**Data lines:**
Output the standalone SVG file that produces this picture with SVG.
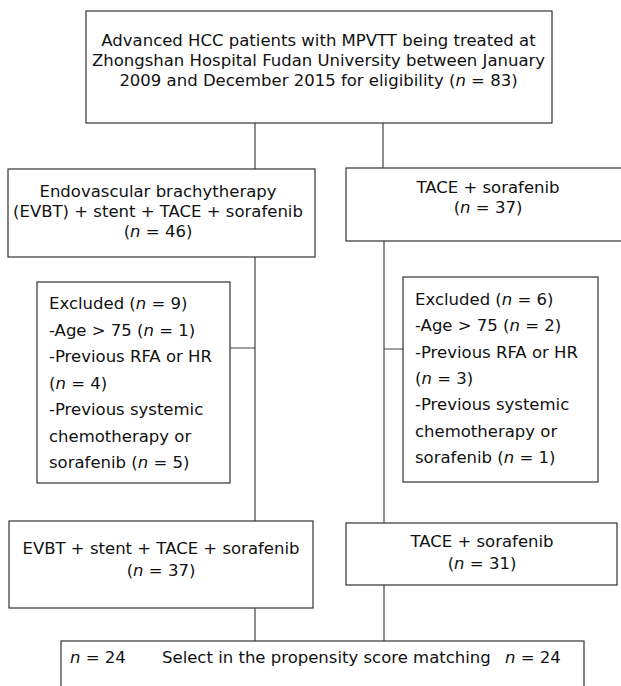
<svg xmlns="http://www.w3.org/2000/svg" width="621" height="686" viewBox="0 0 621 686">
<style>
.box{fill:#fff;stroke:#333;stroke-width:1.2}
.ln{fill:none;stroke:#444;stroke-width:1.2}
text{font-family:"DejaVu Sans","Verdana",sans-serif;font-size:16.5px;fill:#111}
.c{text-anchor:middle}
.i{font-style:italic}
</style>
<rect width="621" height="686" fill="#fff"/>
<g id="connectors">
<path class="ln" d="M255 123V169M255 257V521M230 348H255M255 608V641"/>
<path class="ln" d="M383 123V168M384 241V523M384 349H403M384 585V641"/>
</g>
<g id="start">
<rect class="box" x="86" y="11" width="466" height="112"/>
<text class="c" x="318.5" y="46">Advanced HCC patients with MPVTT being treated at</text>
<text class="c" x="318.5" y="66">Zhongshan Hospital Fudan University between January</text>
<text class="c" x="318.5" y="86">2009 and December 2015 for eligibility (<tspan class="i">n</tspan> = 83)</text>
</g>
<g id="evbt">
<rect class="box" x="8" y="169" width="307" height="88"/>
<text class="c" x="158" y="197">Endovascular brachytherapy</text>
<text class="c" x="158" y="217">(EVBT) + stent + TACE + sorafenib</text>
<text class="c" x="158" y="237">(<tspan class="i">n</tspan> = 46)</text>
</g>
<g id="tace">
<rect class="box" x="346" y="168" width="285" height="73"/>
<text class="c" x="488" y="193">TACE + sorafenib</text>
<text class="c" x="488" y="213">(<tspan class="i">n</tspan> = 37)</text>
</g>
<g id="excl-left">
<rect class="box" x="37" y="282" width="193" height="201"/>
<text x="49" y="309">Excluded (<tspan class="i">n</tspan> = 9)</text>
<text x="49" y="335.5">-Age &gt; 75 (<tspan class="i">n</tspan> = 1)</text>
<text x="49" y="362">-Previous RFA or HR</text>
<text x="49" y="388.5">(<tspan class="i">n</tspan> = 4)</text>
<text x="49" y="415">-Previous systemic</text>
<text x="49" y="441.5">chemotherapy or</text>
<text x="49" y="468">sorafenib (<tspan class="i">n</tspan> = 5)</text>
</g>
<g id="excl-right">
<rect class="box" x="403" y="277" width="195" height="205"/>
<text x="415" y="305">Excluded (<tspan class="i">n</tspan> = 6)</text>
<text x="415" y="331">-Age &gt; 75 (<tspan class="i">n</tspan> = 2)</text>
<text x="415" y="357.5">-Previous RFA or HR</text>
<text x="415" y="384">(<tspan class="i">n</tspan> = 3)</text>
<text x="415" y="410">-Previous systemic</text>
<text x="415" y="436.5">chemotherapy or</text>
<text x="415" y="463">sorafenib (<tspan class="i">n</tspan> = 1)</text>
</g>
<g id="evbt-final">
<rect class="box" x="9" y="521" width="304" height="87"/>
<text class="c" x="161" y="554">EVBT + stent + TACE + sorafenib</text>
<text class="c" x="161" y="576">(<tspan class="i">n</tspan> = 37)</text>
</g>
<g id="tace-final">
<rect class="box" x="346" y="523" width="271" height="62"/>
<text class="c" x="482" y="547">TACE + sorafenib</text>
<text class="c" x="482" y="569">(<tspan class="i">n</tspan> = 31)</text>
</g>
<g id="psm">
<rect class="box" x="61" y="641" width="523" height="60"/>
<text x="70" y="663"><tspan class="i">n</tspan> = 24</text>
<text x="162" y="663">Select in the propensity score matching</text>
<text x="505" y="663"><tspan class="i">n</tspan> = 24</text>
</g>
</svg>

**To be done:**
Copy the listing in full and without alteration, omitting every picture.

**Response:**
Output the standalone SVG file that produces this picture with SVG.
<svg xmlns="http://www.w3.org/2000/svg" width="621" height="686" viewBox="0 0 621 686">
<style>
.box{fill:#fff;stroke:#333;stroke-width:1.2}
.ln{fill:none;stroke:#444;stroke-width:1.2}
text{font-family:"DejaVu Sans","Verdana",sans-serif;font-size:16.5px;fill:#111}
.c{text-anchor:middle}
.i{font-style:italic}
</style>
<rect width="621" height="686" fill="#fff"/>
<g id="connectors">
<path class="ln" d="M255 123V169M255 257V521M230 348H255M255 608V641"/>
<path class="ln" d="M383 123V168M384 241V523M384 349H403M384 585V641"/>
</g>
<g id="start">
<rect class="box" x="86" y="11" width="466" height="112"/>
<text class="c" x="318.5" y="46">Advanced HCC patients with MPVTT being treated at</text>
<text class="c" x="318.5" y="66">Zhongshan Hospital Fudan University between January</text>
<text class="c" x="318.5" y="86">2009 and December 2015 for eligibility (<tspan class="i">n</tspan> = 83)</text>
</g>
<g id="evbt">
<rect class="box" x="8" y="169" width="307" height="88"/>
<text class="c" x="158" y="197">Endovascular brachytherapy</text>
<text class="c" x="158" y="217">(EVBT) + stent + TACE + sorafenib</text>
<text class="c" x="158" y="237">(<tspan class="i">n</tspan> = 46)</text>
</g>
<g id="tace">
<rect class="box" x="346" y="168" width="285" height="73"/>
<text class="c" x="488" y="193">TACE + sorafenib</text>
<text class="c" x="488" y="213">(<tspan class="i">n</tspan> = 37)</text>
</g>
<g id="excl-left">
<rect class="box" x="37" y="282" width="193" height="201"/>
<text x="49" y="309">Excluded (<tspan class="i">n</tspan> = 9)</text>
<text x="49" y="335.5">-Age &gt; 75 (<tspan class="i">n</tspan> = 1)</text>
<text x="49" y="362">-Previous RFA or HR</text>
<text x="49" y="388.5">(<tspan class="i">n</tspan> = 4)</text>
<text x="49" y="415">-Previous systemic</text>
<text x="49" y="441.5">chemotherapy or</text>
<text x="49" y="468">sorafenib (<tspan class="i">n</tspan> = 5)</text>
</g>
<g id="excl-right">
<rect class="box" x="403" y="277" width="195" height="205"/>
<text x="415" y="305">Excluded (<tspan class="i">n</tspan> = 6)</text>
<text x="415" y="331">-Age &gt; 75 (<tspan class="i">n</tspan> = 2)</text>
<text x="415" y="357.5">-Previous RFA or HR</text>
<text x="415" y="384">(<tspan class="i">n</tspan> = 3)</text>
<text x="415" y="410">-Previous systemic</text>
<text x="415" y="436.5">chemotherapy or</text>
<text x="415" y="463">sorafenib (<tspan class="i">n</tspan> = 1)</text>
</g>
<g id="evbt-final">
<rect class="box" x="9" y="521" width="304" height="87"/>
<text class="c" x="161" y="554">EVBT + stent + TACE + sorafenib</text>
<text class="c" x="161" y="576">(<tspan class="i">n</tspan> = 37)</text>
</g>
<g id="tace-final">
<rect class="box" x="346" y="523" width="271" height="62"/>
<text class="c" x="482" y="547">TACE + sorafenib</text>
<text class="c" x="482" y="569">(<tspan class="i">n</tspan> = 31)</text>
</g>
<g id="psm">
<rect class="box" x="61" y="641" width="523" height="60"/>
<text x="70" y="663"><tspan class="i">n</tspan> = 24</text>
<text x="162" y="663">Select in the propensity score matching</text>
<text x="505" y="663"><tspan class="i">n</tspan> = 24</text>
</g>
</svg>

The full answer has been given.